Setting up such commissions after the end of civil wars is not a novel experience. The ‘Truth and Reconciliation Commission’ established after the end of the civil war in South Africa was one such commission. This commission was not an answer to the international community, instead it was a means of discovering ways to minimize animosity and erase mistrust.
However, the LLRC was set up to show the world that a local mechanism exists for the process of accountability. This was a counter measure to the threat faced by the government of an international mechanism being set up with the direct involvement of the UN or the International Human Rights Council.
In such a situation, compiling an incomplete report that merely brushes the surface of a civil war that existed for more than three decades is a very risky move. Incomplete conclusions and incomplete proposals that are arrived based on incomplete information would complicate the issue further. In such a situation, the stand the government took stating the Darusman commission report was unilateral would have no validity. It is no coincidence that such pathetic destinies are met when answers (not solutions) for issues are sought not for exploration, examination and implementation but to please or deceive others.
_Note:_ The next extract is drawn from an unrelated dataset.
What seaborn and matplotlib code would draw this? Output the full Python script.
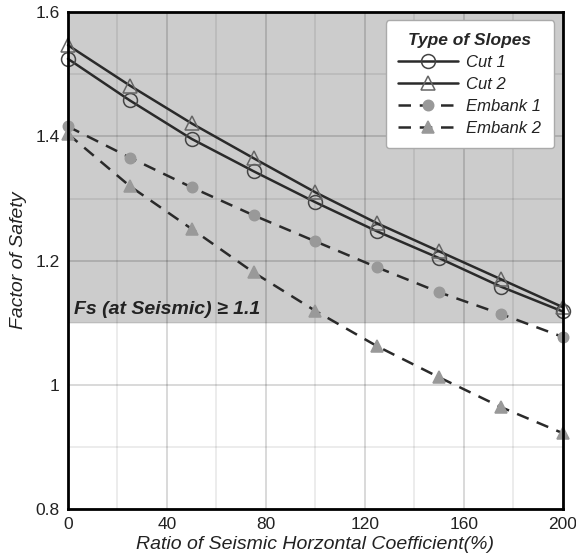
import numpy as np
import pandas as pd
import seaborn as sns
import matplotlib.pyplot as plt
from matplotlib.ticker import MultipleLocator

ratio = [0, 25, 50, 75, 100, 125, 150, 175, 200]
cut1 = [1.525, 1.458, 1.396, 1.344, 1.294, 1.247, 1.204, 1.158, 1.118]
cut2 = [1.547, 1.482, 1.421, 1.365, 1.310, 1.260, 1.215, 1.170, 1.125]
embank1 = [1.416, 1.366, 1.318, 1.273, 1.231, 1.189, 1.149, 1.114, 1.077]
embank2 = [1.404, 1.320, 1.251, 1.181, 1.119, 1.062, 1.012, 0.964, 0.922]
series_names = ["Cut 1", "Cut 2", "Embank 1", "Embank 2"]
x_ticks = [0, 40, 80, 120, 160, 200]
y_ticks = [0.8, 1.0, 1.2, 1.4, 1.6]
y_tick_labels = ["0.8", "1", "1.2", "1.4", "1.6"]
threshold = 1.1

df = pd.DataFrame({
    "ratio": ratio * 4,
    "fs": cut1 + cut2 + embank1 + embank2,
    "type": sum([[n] * len(ratio) for n in series_names], []),
})

sns.set_theme(style="white")
plt.rcParams['font.family'] = ['Liberation Sans', 'DejaVu Sans']

fig = plt.figure(figsize=(5.76, 5.58), dpi=100)
ax = fig.add_axes([0.118, 0.088, 0.859, 0.89])

ax.axhspan(threshold, 1.6, color='#cccccc', zorder=0, lw=0)

styles = {
    "Cut 1": dict(marker='o', ls='-', mfc='none', mec='#444444', ms=10),
    "Cut 2": dict(marker='^', ls='-', mfc='none', mec='#666666', ms=10),
    "Embank 1": dict(marker='o', ls=(0, (5, 3.5)), mfc='#999999', mec='#999999', ms=7.5),
    "Embank 2": dict(marker='^', ls=(0, (5, 3.5)), mfc='#999999', mec='#999999', ms=8.5),
}
for name in series_names:
    sub = df[df["type"] == name]
    st = styles[name]
    sns.lineplot(data=sub, x="ratio", y="fs", ax=ax, color='#2a2a2a', lw=1.8,
                 linestyle=st['ls'], marker=st['marker'], markersize=st['ms'],
                 markerfacecolor=st['mfc'], markeredgecolor=st['mec'],
                 markeredgewidth=1.1, label=name, zorder=3, clip_on=False)

ax.set_xlim(0, 200)
ax.set_ylim(0.8, 1.6)
ax.set_xticks(x_ticks)
ax.set_yticks(y_ticks)
ax.set_yticklabels(y_tick_labels)
ax.xaxis.set_minor_locator(MultipleLocator(20))
ax.yaxis.set_minor_locator(MultipleLocator(0.1))
ax.grid(True, which='major', color='black', alpha=0.16, lw=1.3, zorder=1)
ax.grid(True, which='minor', color='black', alpha=0.09, lw=1.2, zorder=1)
ax.set_axisbelow(True)
ax.tick_params(axis='both', which='both', length=0, labelsize=12.5, colors='#222222', pad=6)
for sp in ax.spines.values():
    sp.set_color('black')
    sp.set_linewidth(2)
    sp.set_zorder(5)

ax.set_xlabel("Ratio of Seismic Horzontal Coefficient(%)", fontsize=14, style='italic', labelpad=3, color='#222222')
ax.set_ylabel("Factor of Safety", fontsize=14, style='italic', labelpad=6, color='#222222')

ax.text(2.5, 1.108, "Fs (at Seismic) \u2265 1.1", fontsize=14, fontweight='bold', style='italic',
        color='#222222', ha='left', va='bottom')

leg = ax.legend(loc='upper right', bbox_to_anchor=(0.982, 0.984), borderaxespad=0,
                title="Type of Slopes",
                fontsize=12, title_fontproperties={'weight': 'bold', 'style': 'italic', 'size': 12.5},
                frameon=True, fancybox=True, framealpha=1, edgecolor='#aaaaaa',
                handlelength=3.6, handletextpad=0.5, labelspacing=0.42, borderpad=0.75)
for t in leg.get_texts():
    t.set_style('italic')
    t.set_color('#222222')
leg.get_frame().set_linewidth(1)

fig.savefig("out.png", dpi=100)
The Commission showed inadequate qualities from its inception. The commission was not assigned to review the separatism that was active militarily for more than 30 years or local factors and historical conditions that influenced its birth. On the other hand the commission did not have as its objective to review the contributions from neighbouring India towards the activities of separatist forces. The commission had to review only incidents that occurred during the period from the signing of the cease-fire agreement to the end of the war. Here too they were expected just to scratch the surface without going into the depth of socio-economic-political factors that influenced the war.
There were accusations that the functioning of the commission from May 2010 to May 2011 did not create opportunities for a broad section of the masses to express their views. There were charges that sufficient time was not given when evidence was recorded from the people in the North and the East and certain political groups affiliated to the government threatened those who came forward to give evidence before the commission.
The government has not been able to establish civil administration in the North. The commission of the government too has not realized this situation or it has been careful not to embarrass the government by exposing it.
The commission that has made a very meek suggestion of investigating the EPDP, a faction of the government, is insensitive to the government’s political pressure applied in suppressing the public opinion in the North and denying political rights to other parties. The commission expresses its satisfaction for the withdrawal of emergency regulations but does recognise that this act has been nullified due to the continuation of the Prevention of Terrorism Act (PTA). As the commission has made the period of war its field of inquiry it, like a man walking with closed eyes at noon, avoids suggesting any solutions for issues of the disappeared and those who are detained under the PTA.
As such, it is futile to judge or consider proposals of the report as good or bad ones. For, the commission has been unable not only to find solutions for the challenging task of reconciliation between communities which it was named for, but has not even been able to question acts that hinder reconciliation process such as the undemocratic administration of the government and non-establishment of good governance.
Most of the recommendations of the commissions are what the government should have done before. According to today’s expression they are ‘expired’ goods. The government should contain the risk of marketing ‘expired goods’ internationally and locally. This is the challenge the government will have to face when the report is presented as an ‘answer.’